30Boxes allows users to tag events, which would perhaps be cool all on its own. However, when you are setting up the sharing filters for friends getting access to you calendar, you can restrict access to those events tagged with specific terms. For the members of a project team, you can grant access only to events with the project name tag, for example. Or you can show your karate events to other karateka from your dojo. Or family events to family.

There’s a long shopping list of missing things — scheduling meetings, iCal subscribe and publish, RSS feeds, inward filters (I might want to only see certain things from Thomas’ calendar, even if he is giving me everything), javascript (for embedding calendars into blogs and other websites), search, and groups (all members of a team could be managed at once) — but what is there is good.

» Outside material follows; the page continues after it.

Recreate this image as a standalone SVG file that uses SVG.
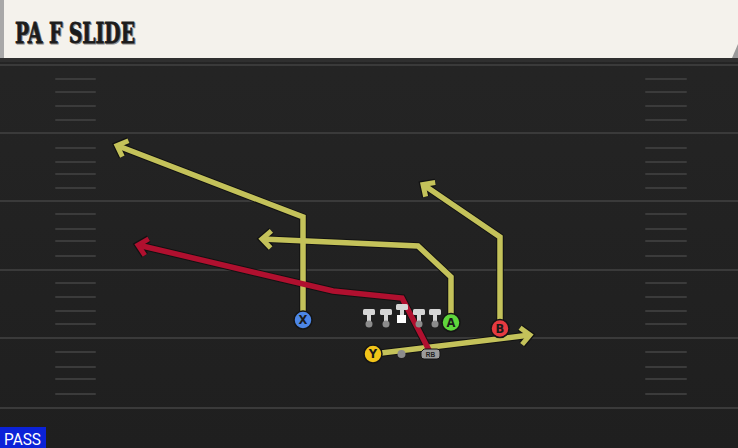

And of course, I still want the Nerdvana buddylist view: where the various posts, pictures, and events associated with my friends are displayed as attributes hanging off an instant messaging style buddylist, and my attributes and presence info are displayed to them in their buddylists. But I bet I will have to wait for Yahoo, Google, MSN, or AOL to provide that for me.

30 Boxes Countdown

The clever folks at 83° are about to launch a new calendar-ish app called 30 Boxes:

[from 30 Boxes Countdown by Narendra Rocherolle]

[…] we are trying to create an application that you want to look at and work with every day. It is easy to add events (we have a very slick natural language parser that even your Mom will like) and it is easy to build up a small social network with whom you can share all or parts of your life.

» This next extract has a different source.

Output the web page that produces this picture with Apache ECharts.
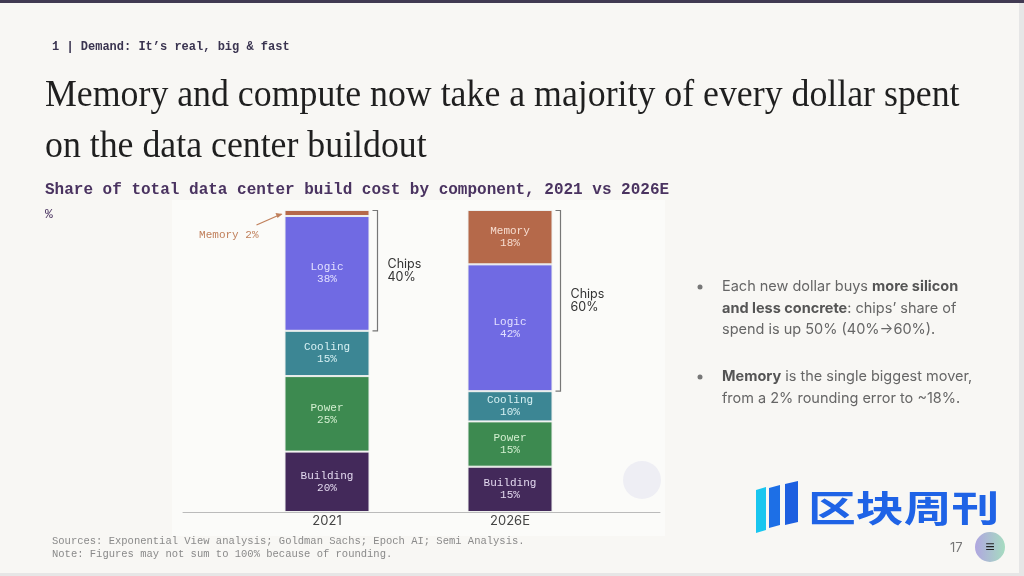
<!DOCTYPE html>
<html>
<head>
<meta charset="utf-8">
<script src="https://cdn.jsdelivr.net/npm/echarts@6/dist/echarts.min.js"></script>
<style>
  html, body { margin: 0; padding: 0; background: #e6e6e6; }
  #main { width: 1024px; height: 576px; }
</style>
</head>
<body>
<div id="main"></div>
<script>
/* 数据 */
var categories = ['2021', '2026E'];
var building = [20, 15];
var power = [25, 15];
var cooling = [15, 10];
var logic = [38, 42];
var memory = [2, 18];
var chipsShare = [40, 60];

var MONO = '"Liberation Mono", "DejaVu Sans Mono", monospace';
var SANS = 'Inter, "Noto Sans", sans-serif';
var BAR_W = 85;

function segLabel(name, color, hideIdx) {
    return {
        show: true,
        color: color,
        fontFamily: MONO,
        fontSize: 11,
        lineHeight: 12,
        formatter: function (p) {
            if (hideIdx !== undefined && p.dataIndex === hideIdx) return '';
            return name + '\n' + p.value + '%';
        }
    };
}

function makeSeries(name, data, color, labelColor, hideIdx) {
    return {
        name: name,
        type: 'bar',
        stack: 'total',
        barWidth: BAR_W,
        data: data,
        itemStyle: { color: color, borderColor: '#eef0ee', borderWidth: 1 },
        label: segLabel(name, labelColor, hideIdx),
        silent: true
    };
}

/* 右侧说明文字的样式 */
var bulletRich = {
    n: { fontFamily: SANS, fontSize: 14.5, fill: '#666', color: '#666', lineHeight: 21.5 },
    b: { fontFamily: SANS, fontSize: 14.5, fontWeight: 'bold', fill: '#555', color: '#555', lineHeight: 21.5 }
};

function buildChart() {
    var myChart = echarts.init(document.getElementById('main'));

    var option = {
        animation: false,
        backgroundColor: '#e6e6e6',
        grid: [
            { left: 235.5, width: 366, top: 210, height: 302 },
            { left: 183, width: 477, top: 210, height: 302 }
        ],
        xAxis: [{
            type: 'category',
            gridIndex: 0,
            data: categories,
            axisLine: { show: false },
            axisTick: { show: false },
            axisLabel: { color: '#444', fontFamily: SANS, fontSize: 13, margin: 3 }
        }, {
            type: 'category',
            gridIndex: 1,
            data: [''],
            axisLine: { lineStyle: { color: '#bbbbbb', width: 1 } },
            axisTick: { show: false },
            axisLabel: { show: false }
        }],
        yAxis: [
            { type: 'value', gridIndex: 0, min: 0, max: 100, show: false },
            { type: 'value', gridIndex: 1, min: 0, max: 100, show: false }
        ],
        series: [
            makeSeries('Building', building, '#43295a', '#e2d8ee'),
            makeSeries('Power', power, '#3d8a50', '#d3efd0'),
            makeSeries('Cooling', cooling, '#3c8694', '#d6f0f3'),
            makeSeries('Logic', logic, '#706ae3', '#e2e0ff'),
            makeSeries('Memory', memory, '#b5694a', '#f7ddd0', 0)
        ]
    };

    /* 背景和文字 */
    var graphics = [
        { type: 'rect', z: -10, shape: { x: 0, y: 0, width: 1019, height: 573 }, style: { fill: '#f8f7f4' } },
        { type: 'rect', z: -9, shape: { x: 0, y: 0, width: 1024, height: 3 }, style: { fill: '#413a52' } },
        { type: 'rect', z: -9, shape: { x: 172, y: 200, width: 493, height: 336 }, style: { fill: '#fbfbf9' } },
        { type: 'text', x: 52, y: 47, style: { text: '1 | Demand: It\u2019s real, big & fast', font: 'bold 12px ' + MONO, fill: '#3a3450', verticalAlign: 'middle' } },
        { type: 'text', x: 45, y: 95.6, scaleX: 0.942, style: { text: 'Memory and compute now take a majority of every dollar spent', font: '38px "Liberation Serif", serif', fill: '#1f1f1f', verticalAlign: 'middle' } },
        { type: 'text', x: 45, y: 146.6, scaleX: 0.942, style: { text: 'on the data center buildout', font: '38px "Liberation Serif", serif', fill: '#1f1f1f', verticalAlign: 'middle' } },
        { type: 'text', x: 45, y: 190, style: { text: 'Share of total data center build cost by component, 2021 vs 2026E', font: 'bold 16px ' + MONO, fill: '#4a3360', verticalAlign: 'middle' } },
        { type: 'text', x: 45, y: 215, style: { text: '%', font: '13px ' + MONO, fill: '#4a3360', verticalAlign: 'middle' } },
        { type: 'text', x: 52, y: 541, style: { text: 'Sources: Exponential View analysis; Goldman Sachs; Epoch AI; Semi Analysis.', font: '10.5px ' + MONO, fill: '#8a8a8a', verticalAlign: 'middle' } },
        { type: 'text', x: 52, y: 554, style: { text: 'Note: Figures may not sum to 100% because of rounding.', font: '10.5px ' + MONO, fill: '#8a8a8a', verticalAlign: 'middle' } },
        { type: 'circle', shape: { cx: 700, cy: 287, r: 2.5 }, style: { fill: '#777' } },
        { type: 'circle', shape: { cx: 700, cy: 377, r: 2.5 }, style: { fill: '#777' } },
        {
            type: 'text', x: 722, y: 276,
            style: {
                text: '{n|Each new dollar buys }{b|more silicon}\n{b|and less concrete}{n|: chips\u2019 share of}\n{n|spend is up 50% (40%\u219260%).}',
                verticalAlign: 'top',
                rich: bulletRich
            }
        },
        {
            type: 'text', x: 722, y: 366,
            style: {
                text: '{b|Memory}{n| is the single biggest mover,}\n{n|from a 2% rounding error to ~18%.}',
                verticalAlign: 'top',
                rich: bulletRich
            }
        },
        /* 水印 */
        { type: 'circle', shape: { cx: 642, cy: 480, r: 19 }, style: { fill: '#eeeef4' } },
        { type: 'polygon', shape: { points: [[756, 490], [766, 487], [766, 530], [756, 533]] }, style: { fill: '#19c6ef' } },
        { type: 'polygon', shape: { points: [[769, 488], [780, 485], [780, 525], [769, 528]] }, style: { fill: '#1d6fe6' } },
        { type: 'polygon', shape: { points: [[785, 484], [798, 481], [798, 522], [785, 525]] }, style: { fill: '#1d5fe0' } },
        { type: 'text', x: 808, y: 508, originX: 0, originY: 0, scaleX: 1.04, scaleY: 0.8, style: { text: '区块周刊', font: 'bold 46px "Noto Sans CJK SC", sans-serif', fill: '#1f63e6', verticalAlign: 'middle' } },
        { type: 'text', x: 950, y: 548, style: { text: '17', font: '13px ' + SANS, fill: '#777', verticalAlign: 'middle' } },
        { type: 'circle', shape: { cx: 990, cy: 547, r: 15 }, style: { fill: new echarts.graphic.LinearGradient(0, 0, 1, 0, [{ offset: 0, color: '#b0a6e0' }, { offset: 1, color: '#a6dcc0' }]) } },
        { type: 'text', x: 990, y: 547, style: { text: '\u2261', font: 'bold 16px ' + SANS, fill: '#222', align: 'center', verticalAlign: 'middle' } }
    ];

    option.graphic = graphics;
    myChart.setOption(option);

    /* 括号和注释：用坐标换算 */
    var extra = [];
    for (var i = 0; i < categories.length; i++) {
        var baseVal = building[i] + power[i] + cooling[i];
        var topVal = baseVal + logic[i] + memory[i];
        var pTop = myChart.convertToPixel({ xAxisIndex: 0, yAxisIndex: 0 }, [i, topVal]);
        var pBot = myChart.convertToPixel({ xAxisIndex: 0, yAxisIndex: 0 }, [i, baseVal]);
        var bx = pTop[0] + BAR_W / 2 + 8;
        extra.push({
            type: 'polyline',
            shape: { points: [[bx - 5, pTop[1] + 0.5], [bx, pTop[1] + 0.5], [bx, pBot[1]], [bx - 5, pBot[1]]] },
            style: { stroke: '#777', lineWidth: 1.2, fill: null }
        });
        extra.push({
            type: 'text', x: bx + 10, y: (pTop[1] + pBot[1]) / 2,
            style: { text: 'Chips\n' + chipsShare[i] + '%', font: '12.5px ' + SANS, fill: '#333', lineHeight: 13, verticalAlign: 'middle' }
        });
    }
    /* 2021 Memory 标注 */
    var pm = myChart.convertToPixel({ xAxisIndex: 0, yAxisIndex: 0 }, [0, building[0] + power[0] + cooling[0] + logic[0] + memory[0] / 2]);
    var ax = pm[0] - BAR_W / 2 - 3, ay = pm[1] + 1;
    extra.push({
        type: 'line',
        shape: { x1: ax - 25, y1: ay + 11, x2: ax, y2: ay },
        style: { stroke: '#c0805c', lineWidth: 1.3 }
    });
    extra.push({
        type: 'polygon',
        shape: { points: [[ax + 1, ay], [ax - 6, ay - 1], [ax - 4, ay + 4]] },
        style: { fill: '#c0805c' }
    });
    extra.push({
        type: 'text', x: ax - 23, y: ay + 21,
        style: { text: 'Memory ' + memory[0] + '%', font: '11px ' + MONO, fill: '#c0805c', align: 'right', verticalAlign: 'middle' }
    });

    myChart.setOption({ graphic: graphics.concat(extra) });
    window.addEventListener('resize', function () {
        myChart.resize();
    });
}

buildChart();
</script>
</body>
</html>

When you think about it, a calendar is very much like a simple blog or journal and we anticipate that people (and application developers) will catch on to this potential. Ready to put your running log online? How about vacation notes that you can revisit down the road?

30B is also a handy way to passively communicate by letting people know where you’ll be or where you’ve been as well as a DLA (digital lifestyle aggregator) gluing together all the pieces of your online presence (e.g. photos, blogs, myspace, and the like).

Thomas Hawk has a detailed discussion of the beta, here, that plays up the social aspects of 30 boxes. Om Malik says “30 Boxes will be to calendars what GMail was to Email”.

I hope these guys come up with something to solve the calendar/time trace/future projections problems I have had for the past few years. I want to

  • to share calendars with colleagues, family, and clients, but in varying degrees of visibility
  • to aggregate things I have created — blog posts, comments, bookmarks, photos — in a timeline view, and republish that
  • to collate stuff I have touched — web pages, doc edits, address book entries, files downloaded — through a chronological view
  • to project upcoming travel, so that others can try to hook up with me, including requests for meetings
  • and to publish RSS feeds of all sorts.

Anyway, I am looking forward to this with real eagerness.

It’s interesting that last fall, when I interviewed Jason Fried of 37signals, he explicitly rejected the notion of building a better calendar app, arguing that no one could define how it should work. His perspective was/is that there is not enough agreement about what a good calendar app should do and not do. I disagreed, but then I was only hoping for the app of my dreams, not other peoples’.